Taxa menor como principal arma
A remuneração é o eixo central do Vai de Boa. A taxa padrão fica entre 10% e 15%, mas o app usa promoções agressivas para atrair motoristas. Em novembro, por exemplo, a cobrança praticamente sumiu. “A gente baixou a taxa para R$ 3 e, na Black Friday, zerou. O total da corrida foi repassado para o motorista, sem nenhum desconto.”
Para a equipe, esse tipo de ação é decisivo num cenário em que as grandes plataformas retêm fatias altas do valor. “O Vai de Boa quer mudar esse costume. Tem app que cobra 20%, 30%, até 40% do motorista. A gente quer mostrar que dá para ser diferente”, diz Miguel.
O sistema de pagamento também tenta acompanhar essa lógica de flexibilidade. O passageiro pode pagar em dinheiro, Pix direto para o motorista ou saldo interno. “O Pix vai direto para o saldo do motorista. Existe um saque mínimo de R$ 30, e normalmente ele saca na segunda-feira.” Só que essa regra não é rígida: “A configuração pode variar de acordo com a necessidade do lugar. Em período de muita demanda, como Black Friday, a gente liberou saque diário.”
Desafio no Rio: o motorista cadastra, mas não atende
Mesmo com crescimento rápido, a operação convive com um problema típico de apps iniciantes em grandes centros: o motorista está cadastrado, mas segue priorizando outras plataformas. Miguel reconhece o cenário sem rodeios. “No Rio existe uma concorrência absurda. Muitas vezes toca corrida no Vai de Boa e o motorista está finalizando outra na concorrência. Ele não consegue atender.”
Isso se traduz em cancelamentos altos. “A procura por corridas está alta para quem está começando, mas o número de corridas canceladas também é alto justamente porque o motorista não consegue dar vazão.” Hoje, para muitos condutores, o Vai de Boa ainda é uma renda complementar. “Tem motorista fazendo R$ 150, R$ 200 por dia aqui. Mas a tendência é aumentar quando mais gente vier de vez para o nosso lado.”
Identidade carioca e suporte humanizado
Se há um ponto que Miguel repete como marca do Vai de Boa é a tentativa de criar identidade local. “Ele tem um jeito carioca de ser”, define. “O nome tem uma vibe boa, é fácil, comunicativo, alegre. Isso ajuda a criar proximidade.”
A plataforma também aposta em humanizar a relação com motoristas e passageiros, especialmente no suporte. “A gente oferece atendimento 24 horas, com uma pessoa real do outro lado. O motorista consegue falar com alguém que tem nome, CEP, endereço.” O app ainda inclui “seguro corrida” para casos de acidente ou intercorrência. “A ideia é mostrar que a gente está antenado no que acontece no dia a dia de quem roda.”

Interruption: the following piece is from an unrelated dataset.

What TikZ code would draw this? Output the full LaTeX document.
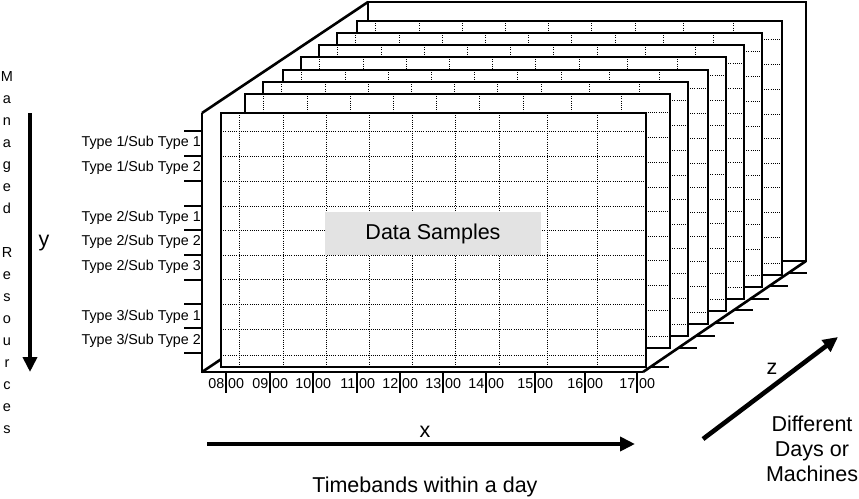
\documentclass[tikz,border=0pt]{standalone}
\usepackage{fontspec}
\setmainfont{Liberation Sans}
\usetikzlibrary{arrows.meta}

\begin{document}
\begin{tikzpicture}[x=1pt,y=-1pt,
		sheet/.style={line width=1.3pt},
		griddot/.style={line width=0.9pt,dash pattern=on 1pt off 1.2pt},
		frameline/.style={line width=2.6pt},
		ztick/.style={line width=1.8pt},
		axisarrow/.style={line width=4.6pt,-{Triangle[length=15pt,width=14pt]}},
		ticklbl/.style={inner sep=0pt,font=\fontsize{14.3}{16}\selectfont},
		biglbl/.style={inner sep=0pt,font=\fontsize{21.5}{25}\selectfont,align=center}]
					\definecolor{samplegrey}{HTML}{E3E3E3}
					\useasboundingbox (0,0) rectangle (859,498);
					\draw[frameline] (368,2) rectangle (806,261);
					\draw[frameline] (202,113) -- (368,2);
					\draw[frameline] (202,372) -- (368,261);
					\foreach \sx/\sy in {357/21,337/33,319/45,301/57,283/70,263/82,245/94,221/113} {
						\begin{scope}[shift={(\sx,\sy)}]
							\fill[white] (0,0) rectangle (425,254);
							\foreach \gx in {18,62,105,148,191,234,278,326,376}
								\draw[griddot] (\gx,0) -- (\gx,254);
							\foreach \gy in {18,43,68,93,117,142,166,191,216,242}
								\draw[griddot] (0,\gy) -- (425,\gy);
							\draw[sheet] (0,0) rectangle (425,254);
						\end{scope}
					}
					\draw[frameline] (202,113) -- (202,372) -- (643,372);
					\draw[frameline] (643,372) -- (806,261);
					\foreach \zb in {367,348,336,323,310,299,286,273}
						\draw[ztick] ({643+(372-\zb)*1.4685},\zb) -- ++(19,0);
					\foreach \yt in {131,156,181,206,230,255,280,304,328,353}
						\draw[line width=1.6pt] (184,\yt) -- (202,\yt);
					\foreach \xt/\hh in {226/08,270/09,313/10,357/11,400/12,443/13,486/14,535/15,585/16,637/17} {
						\draw[line width=2.4pt] (\xt,372) -- (\xt,393);
						\node[ticklbl,anchor=east] (h\hh) at (\xt-1.5,384) {\hh};
						\node[ticklbl,anchor=west] (m\hh) at (\xt+2,384) {00};
					}
					\node[ticklbl,anchor=east] (t11) at (201,143) {Type 1/Sub Type 1};
					\node[ticklbl,anchor=east] (t12) at (201,168) {Type 1/Sub Type 2};
					\node[ticklbl,anchor=east] (t21) at (201,218) {Type 2/Sub Type 1};
					\node[ticklbl,anchor=east] (t22) at (201,242) {Type 2/Sub Type 2};
					\node[ticklbl,anchor=east] (t23) at (201,267) {Type 2/Sub Type 3};
					\node[ticklbl,anchor=east] (t31) at (201,317) {Type 3/Sub Type 1};
					\node[ticklbl,anchor=east] (t32) at (201,341) {Type 3/Sub Type 2};
					\node[fill=samplegrey,minimum width=216pt,minimum height=43pt,font=\fontsize{21.5}{24}\selectfont] (samples) at (433,233.5) {Data Samples};
					\node[anchor=north,inner sep=0pt,align=center,font=\fontsize{14.5}{22}\selectfont] (managed) at (7,71) {M\\a\\n\\a\\g\\e\\d\\[22pt]R\\e\\s\\o\\u\\r\\c\\e\\s};
					\coordinate (ytop) at (30,113);
					\coordinate (ybot) at (30,372);
					\coordinate (xleft) at (207,444);
					\coordinate (xright) at (635,444);
					\coordinate (zlow) at (703,439);
					\coordinate (zhigh) at (838,337);
					\draw[axisarrow] (ytop) -- (ybot);
					\draw[axisarrow] (xleft) -- (xright);
					\draw[axisarrow] (zlow) -- (zhigh);
					\node[biglbl] (ylbl) at (44,243) {y};
					\node[biglbl] (xlbl) at (425,432) {x};
					\node[biglbl] (zlbl) at (772,369) {z};
					\node[biglbl] (timebands) at (425,487) {Timebands within a day};
					\node[biglbl] (days) at (812,449) {Different\\Days or\\Machines};
				\end{tikzpicture}
\end{document}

Verão como próximo teste de tração
Olhando para os próximos meses, a expectativa do Vai de Boa é transformar o crescimento de base em uso consistente e ampliar sua presença para além do Rio. Segundo Miguel, a estratégia segue a lógica regional: consolidar tração na capital e na região metropolitana, com foco em reduzir cancelamentos e aumentar a recorrência de passageiros, para então avançar em novas praças onde a marca tenha aderência cultural e demanda forte por alternativa local.
A prioridade é expandir para cidades do estado e polos urbanos próximos, especialmente aqueles com grande fluxo sazonal — como áreas turísticas e litorâneas — preparando terreno para um 2026 de expansão gradual, sem perder o diferencial de taxa baixa e suporte humanizado que, na visão do app, são o motor real de fidelização.
O próximo passo é usar o verão carioca como motor de expansão. “Vamos iniciar campanhas de verão, com ações nas praias e nos pontos turísticos do Rio”, diz Miguel. O plano envolve cupons para passageiros e condições mais atrativas para motoristas. “A gente quer entrar forte em janeiro, que é quando a cidade ferve, para provar tração num momento em que a disputa é mais dura.”
No balanço de Miguel, o Vai de Boa representa bem o ciclo dos apps regionais em capitais: nasce de motoristas, acelera quando ganha visibilidade, usa taxa menor como diferencial — e ainda precisa transformar cadastro em fidelidade cotidiana. “A gente ainda tem muito para lapidar”, admite. “Mas eu acho que estamos no caminho certo.”